A few things to say in the interest of safety:
Composite frames and structures are best envisioned and constructed as a single assembly of load-carrying members, consolidated and cured together at one time, for example, by skinning a core of the required shape. There is false economy and possibly serious danger in approaches that create or allow stress concentrations.
Joining extremely strong, stiff structural members (such as precured carbon fiber tubes) via a secondary bonding process requires great care and attention to joint design, load path, combinatorial loads, reinforcement, flexibility, adhesive selection, and bonding preparation. It may be wiser to intentionally take strength and stiffness away from the connections than to allow it or increase it.
If we're not yet nodding along in total agreement, please take that as your clue to consider the whole thing a very bad idea. It isn't a bad idea, just a very dangerous one because rigid frame construction 'looks great and works great'...right up until it suddenly doesn't.

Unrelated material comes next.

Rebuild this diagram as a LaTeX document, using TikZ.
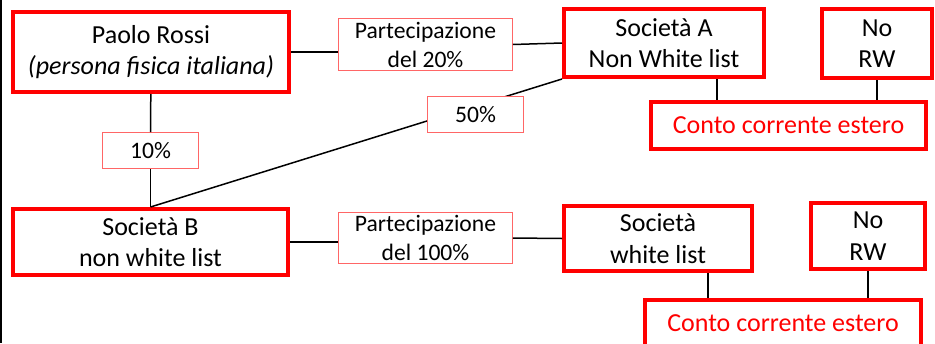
\documentclass[tikz,border=0pt]{standalone}
\usepackage{fontspec}
\setmainfont{Carlito}
\usetikzlibrary{calc}

\begin{document}
\begin{tikzpicture}
   [
      x=1pt, y=-1pt,
      entity/.style={rectangle, draw=red, line width=4pt, fill=white, align=center,
                     inner sep=2pt, font=\fontsize{26}{31.5}\selectfont},
      account/.style={entity, text=red},
      share box/.style={rectangle, draw=red!60, line width=1.2pt, fill=white, align=center,
                        inner sep=2pt, font=\fontsize{23.6}{29}\selectfont},
      link/.style={line width=1.5pt, black}
   ]

   \useasboundingbox (0,0) rectangle (935,343);

   % left frame line
   \draw[line width=1.5pt] (0.75,0) -- (0.75,343);

   % =======================================================
   % Top row: Paolo Rossi and Societa A
   % =======================================================

   \node[entity, minimum width=276pt, minimum height=80pt] (paolo) at (151,52)
      {Paolo Rossi\\\textit{(persona fisica italiana)}};
   \node[share box, minimum width=173.5pt, minimum height=51.5pt] (part20) at (425.5,44.5)
      {Partecipazione\\del 20\%};
   \node[entity, minimum width=200pt, minimum height=68pt] (socA) at (664,43)
      {Società A\\Non White list};
   \node[entity, minimum width=110pt, minimum height=69pt] (norwA) at (877,43.5)
      {No\\RW};
   \node[account, minimum width=275pt, minimum height=47pt] (contoA) at (788.5,125.5)
      {Conto corrente estero};

   % =======================================================
   % Bottom row: Societa B and Societa white list
   % =======================================================

   \node[share box, minimum width=95.5pt, minimum height=35.5pt] (tenp) at (150.5,150.5) {10\%};
   \node[entity, minimum width=275pt, minimum height=66pt] (socB) at (150.5,242)
      {Società B\\non white list};
   \node[share box, minimum width=173.5pt, minimum height=50.5pt] (part100) at (425.5,238)
      {Partecipazione\\del 100\%};
   \node[entity, minimum width=188pt, minimum height=65pt] (socW) at (658,238.5)
      {Società\\white list};
   \node[entity, minimum width=114pt, minimum height=66pt] (norwB) at (868,236)
      {No\\RW};
   \node[account, minimum width=276pt, minimum height=47pt] (contoB) at (783,323.5)
      {Conto corrente estero};

   % Links between holders and companies
   \draw[link] (paolo.east) -- (paolo.east -| part20.west);
   \draw[link] (part20.east) -- (socA.west);
   \draw[link] (paolo) -- (tenp);
   \draw[link] (tenp) -- (socB);
   \draw[link] (socB.east) -- (socB.east -| part100.west);
   \draw[link] (part100.east) -- (socW.west);

   % Diagonal share, label box drawn over it
   \draw[link] (socB.north) -- (socA.south west);
   \node[share box, minimum width=95.5pt, minimum height=35.5pt] (fiftyp) at (475.5,114.5) {50\%};

   % Drops to the foreign accounts
   \coordinate (dropA) at ($(socA.south west)!0.76!(socA.south east)$);
   \coordinate (dropW) at ($(socW.south west)!0.76!(socW.south east)$);
   \draw[link] (dropA) -- (dropA |- contoA.north);
   \draw[link] (norwA.south) -- (norwA.south |- contoA.north);
   \draw[link] (dropW) -- (dropW |- contoB.north);
   \draw[link] (norwB.south) -- (norwB.south |- contoB.north);

\end{tikzpicture}
\end{document}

The kinds of failures that can be expected are too often 'catastrophic surprises' unless the designer has knowledge of the principles and issues of moment frame construction, plus ability to test the structures under all required loading scenarios, including 'easily tolerated' vibrations at various frequencies (which can heat things up enough to challenge many resins.)
Here's why it's such a challenge to get it right: whatever load the tubes can carry, they can concentrate somewhere. They will carry that load right to their end, delivering all of it to the joint, which may be getting other loads as well due to the combination of forces and resulting deflections/rotations.
Since carbon tubes can transmit extreme tension and compression loads and usually a lot of torsion too, there can suddenly be a lot more load than might need to be absorbed by a less rigid system. On the bright side, the more 'thunderous explosions of carbon shrapnel' one has witnessed, the more informed one can become if still alive to learn from it.
Joint design: Either make it strong enough to carry all the forces and moments the tube can deliver (and free of abrupt thickness changes such as the step that results from the cut end of a tube that hasn't been tapered)... OR, design a connection with selected degrees of freedom, perhaps taking a page from the flexible bolted connection designs and semi-flexible, welded 'moment frame' connections common to structural steel building design. A safe joint will NOT be a mitered tube glued to another one. If the joint is of the 'strong' variety it will probably have to grow in size and thickness quite dramatically, perhaps as seen in the mount pictured below.
Bonding preparation: Commercially available precured tubes will usually have a VERY effective release agent still on them, especially those built on a mandrel. Solvent wipe, grinding, sanding, and solvent scrubbing may not do much more than move it from the inside to the outside. It's important to be extremely conservative in calculating the areas and allowable stresses you will accept for the bondlines.
Adhesive selection: secondary bonding is a crapshoot, even when testing has validated the basics of what we want to try doing. How much do we actually know about the tube, its resin system, processing, and resultant properties? How much of our bond will be electrochemical, rather than mechanical? What have we done to enhance the mechanical advantage and minimize force transmission through the bondline, and what is the nature of the predicted (and hopefully tested) mode of failure? Have we designed to accept or mitigate the weakest mode of adhesive failure, such as peel?
As someone who collects carbon tubes, I fully understand the appeal of this idea. As someone who would advocate a stressed skin, continuously curving monocoque shell with gently increasing thicknesses at load points, I can tell you with credibilty: the latter is lighter, stronger, and much faster/easier to build. Especially when you include the required number of failures along the path to a decent carbon spaceframe.
I'm sorry I won't have time to weigh in on anything I'm working on or answer specific questions. This post is to help keep people alive and on a productive path. There are still many awesome ways to use carbon tubes, and plenty of reasons to keep inventing for them. Please be careful.